**Required task**
Transcribe the material word for word, but without the images.

**Given information**
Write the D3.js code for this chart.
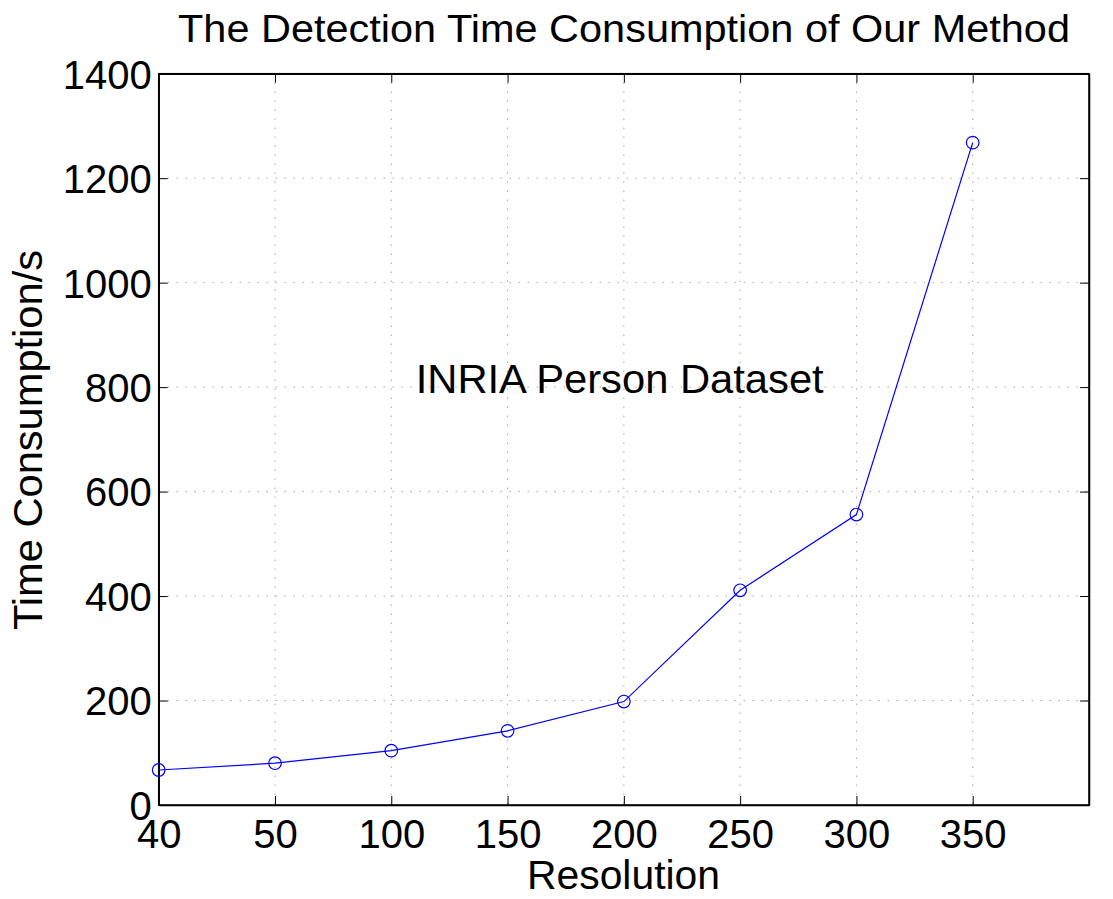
<!DOCTYPE html>
<html>
<head>
<meta charset="utf-8">
<script src="https://cdnjs.cloudflare.com/ajax/libs/d3/7.8.5/d3.min.js"></script>
<style>
  body { margin: 0; background: #fff; }
  text { font-family: "Liberation Sans", Arial, sans-serif; fill: #000; }
</style>
</head>
<body>
<div id="graph"></div>
<script>
// resolutions along the x axis (plotted at equal spacing)
var resolutions = ["40", "50", "100", "150", "200", "250", "300", "350"]
var timeValues  = [67, 80, 104, 142, 198, 411, 556, 1268]
var yTicks      = [0, 200, 400, 600, 800, 1000, 1200, 1400]

var width = 1113, height = 899
var margin = {top: 73.7, left: 158.7, right: 24, bottom: 94}
var chartWidth = width - margin.left - margin.right
var chartHeight = height - margin.top - margin.bottom

var svg = d3.select("#graph").append("svg")
            .attr("width", width).attr("height", height)

var g = svg.append("g").attr("transform", "translate(" + [margin.left, margin.top] + ")")

var x = d3.scaleLinear().domain([0, resolutions.length]).range([0, chartWidth])
var y = d3.scaleLinear().domain([0, 1400]).range([chartHeight, 0])

// grid
g.append("g").selectAll("line").data(d3.range(1, resolutions.length)).enter().append("line")
   .attr("x1", function(d){ return x(d) }).attr("x2", function(d){ return x(d) })
   .attr("y1", 0).attr("y2", chartHeight)
   .attr("stroke", "#808080").attr("stroke-width", 1).attr("stroke-dasharray", "1,8")
g.append("g").selectAll("line").data(yTicks.slice(1, -1)).enter().append("line")
   .attr("y1", function(d){ return y(d) }).attr("y2", function(d){ return y(d) })
   .attr("x1", 0).attr("x2", chartWidth)
   .attr("stroke", "#808080").attr("stroke-width", 1).attr("stroke-dasharray", "1,8")

// axes (box with inward ticks)
var xAxis = d3.axisBottom(x).tickValues(d3.range(resolutions.length))
              .tickFormat(function(d){ return resolutions[d] })
              .tickSizeInner(-9).tickSizeOuter(0).tickPadding(15)
var yAxis = d3.axisLeft(y).tickValues(yTicks).tickFormat(d3.format("d"))
              .tickSizeInner(-9).tickSizeOuter(0).tickPadding(7)

var gx = g.append("g").attr("transform", "translate(0," + chartHeight + ")").call(xAxis)
var gy = g.append("g").call(yAxis)
g.append("g").call(d3.axisTop(x).tickValues(d3.range(resolutions.length)).tickFormat("").tickSizeInner(-9).tickSizeOuter(0))
g.append("g").attr("transform", "translate(" + chartWidth + ",0)")
 .call(d3.axisRight(y).tickValues(yTicks).tickFormat("").tickSizeInner(-9).tickSizeOuter(0))

g.selectAll(".domain").attr("stroke", "#000").attr("stroke-width", 1.5)
g.selectAll(".tick line").attr("stroke", "#000").attr("stroke-width", 1)
gx.selectAll("text").style("font-size", "40px").attr("dy", "0.71em")
gy.selectAll("text").style("font-size", "40px").attr("dy", "0.36em")

g.append("rect").attr("width", chartWidth).attr("height", chartHeight)
 .attr("fill", "none").attr("stroke", "#000").attr("stroke-width", 1.5)

// series
var line = d3.line().x(function(d, i){ return x(i) }).y(function(d){ return y(d) })
g.append("path").datum(timeValues).attr("d", line)
 .attr("fill", "none").attr("stroke", "#0000ff").attr("stroke-width", 1.2)
g.selectAll(".pt").data(timeValues).enter().append("circle").classed("pt", true)
 .attr("cx", function(d, i){ return x(i) }).attr("cy", function(d){ return y(d) })
 .attr("r", 6.3).attr("fill", "none").attr("stroke", "#0000ff").attr("stroke-width", 1.2)

// annotation
g.append("text").attr("x", x(2.21)).attr("y", y(789))
 .style("font-size", "40px").attr("textLength", 408).attr("lengthAdjust", "spacingAndGlyphs")
 .text("INRIA Person Dataset")

// titles
svg.append("text").attr("x", 178).attr("y", 42)
   .style("font-size", "38px").attr("textLength", 892).attr("lengthAdjust", "spacingAndGlyphs")
   .text("The Detection Time Consumption of Our Method")

svg.append("text").attr("x", 527).attr("y", 889)
   .style("font-size", "40px").attr("textLength", 193).attr("lengthAdjust", "spacingAndGlyphs")
   .text("Resolution")

svg.append("text").attr("transform", "translate(42,630) rotate(-90)")
   .style("font-size", "41px").attr("textLength", 380).attr("lengthAdjust", "spacingAndGlyphs")
   .text("Time Consumption/s")
</script>
</body>
</html>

**Task answer**
Write the D3.js code for this chart.
<!DOCTYPE html>
<html>
<head>
<meta charset="utf-8">
<script src="https://cdnjs.cloudflare.com/ajax/libs/d3/7.8.5/d3.min.js"></script>
<style>
  body { margin: 0; background: #fff; }
  text { font-family: "Liberation Sans", Arial, sans-serif; fill: #000; }
</style>
</head>
<body>
<div id="graph"></div>
<script>
// resolutions along the x axis (plotted at equal spacing)
var resolutions = ["40", "50", "100", "150", "200", "250", "300", "350"]
var timeValues  = [67, 80, 104, 142, 198, 411, 556, 1268]
var yTicks      = [0, 200, 400, 600, 800, 1000, 1200, 1400]

var width = 1113, height = 899
var margin = {top: 73.7, left: 158.7, right: 24, bottom: 94}
var chartWidth = width - margin.left - margin.right
var chartHeight = height - margin.top - margin.bottom

var svg = d3.select("#graph").append("svg")
            .attr("width", width).attr("height", height)

var g = svg.append("g").attr("transform", "translate(" + [margin.left, margin.top] + ")")

var x = d3.scaleLinear().domain([0, resolutions.length]).range([0, chartWidth])
var y = d3.scaleLinear().domain([0, 1400]).range([chartHeight, 0])

// grid
g.append("g").selectAll("line").data(d3.range(1, resolutions.length)).enter().append("line")
   .attr("x1", function(d){ return x(d) }).attr("x2", function(d){ return x(d) })
   .attr("y1", 0).attr("y2", chartHeight)
   .attr("stroke", "#808080").attr("stroke-width", 1).attr("stroke-dasharray", "1,8")
g.append("g").selectAll("line").data(yTicks.slice(1, -1)).enter().append("line")
   .attr("y1", function(d){ return y(d) }).attr("y2", function(d){ return y(d) })
   .attr("x1", 0).attr("x2", chartWidth)
   .attr("stroke", "#808080").attr("stroke-width", 1).attr("stroke-dasharray", "1,8")

// axes (box with inward ticks)
var xAxis = d3.axisBottom(x).tickValues(d3.range(resolutions.length))
              .tickFormat(function(d){ return resolutions[d] })
              .tickSizeInner(-9).tickSizeOuter(0).tickPadding(15)
var yAxis = d3.axisLeft(y).tickValues(yTicks).tickFormat(d3.format("d"))
              .tickSizeInner(-9).tickSizeOuter(0).tickPadding(7)

var gx = g.append("g").attr("transform", "translate(0," + chartHeight + ")").call(xAxis)
var gy = g.append("g").call(yAxis)
g.append("g").call(d3.axisTop(x).tickValues(d3.range(resolutions.length)).tickFormat("").tickSizeInner(-9).tickSizeOuter(0))
g.append("g").attr("transform", "translate(" + chartWidth + ",0)")
 .call(d3.axisRight(y).tickValues(yTicks).tickFormat("").tickSizeInner(-9).tickSizeOuter(0))

g.selectAll(".domain").attr("stroke", "#000").attr("stroke-width", 1.5)
g.selectAll(".tick line").attr("stroke", "#000").attr("stroke-width", 1)
gx.selectAll("text").style("font-size", "40px").attr("dy", "0.71em")
gy.selectAll("text").style("font-size", "40px").attr("dy", "0.36em")

g.append("rect").attr("width", chartWidth).attr("height", chartHeight)
 .attr("fill", "none").attr("stroke", "#000").attr("stroke-width", 1.5)

// series
var line = d3.line().x(function(d, i){ return x(i) }).y(function(d){ return y(d) })
g.append("path").datum(timeValues).attr("d", line)
 .attr("fill", "none").attr("stroke", "#0000ff").attr("stroke-width", 1.2)
g.selectAll(".pt").data(timeValues).enter().append("circle").classed("pt", true)
 .attr("cx", function(d, i){ return x(i) }).attr("cy", function(d){ return y(d) })
 .attr("r", 6.3).attr("fill", "none").attr("stroke", "#0000ff").attr("stroke-width", 1.2)

// annotation
g.append("text").attr("x", x(2.21)).attr("y", y(789))
 .style("font-size", "40px").attr("textLength", 408).attr("lengthAdjust", "spacingAndGlyphs")
 .text("INRIA Person Dataset")

// titles
svg.append("text").attr("x", 178).attr("y", 42)
   .style("font-size", "38px").attr("textLength", 892).attr("lengthAdjust", "spacingAndGlyphs")
   .text("The Detection Time Consumption of Our Method")

svg.append("text").attr("x", 527).attr("y", 889)
   .style("font-size", "40px").attr("textLength", 193).attr("lengthAdjust", "spacingAndGlyphs")
   .text("Resolution")

svg.append("text").attr("transform", "translate(42,630) rotate(-90)")
   .style("font-size", "41px").attr("textLength", 380).attr("lengthAdjust", "spacingAndGlyphs")
   .text("Time Consumption/s")
</script>
</body>
</html>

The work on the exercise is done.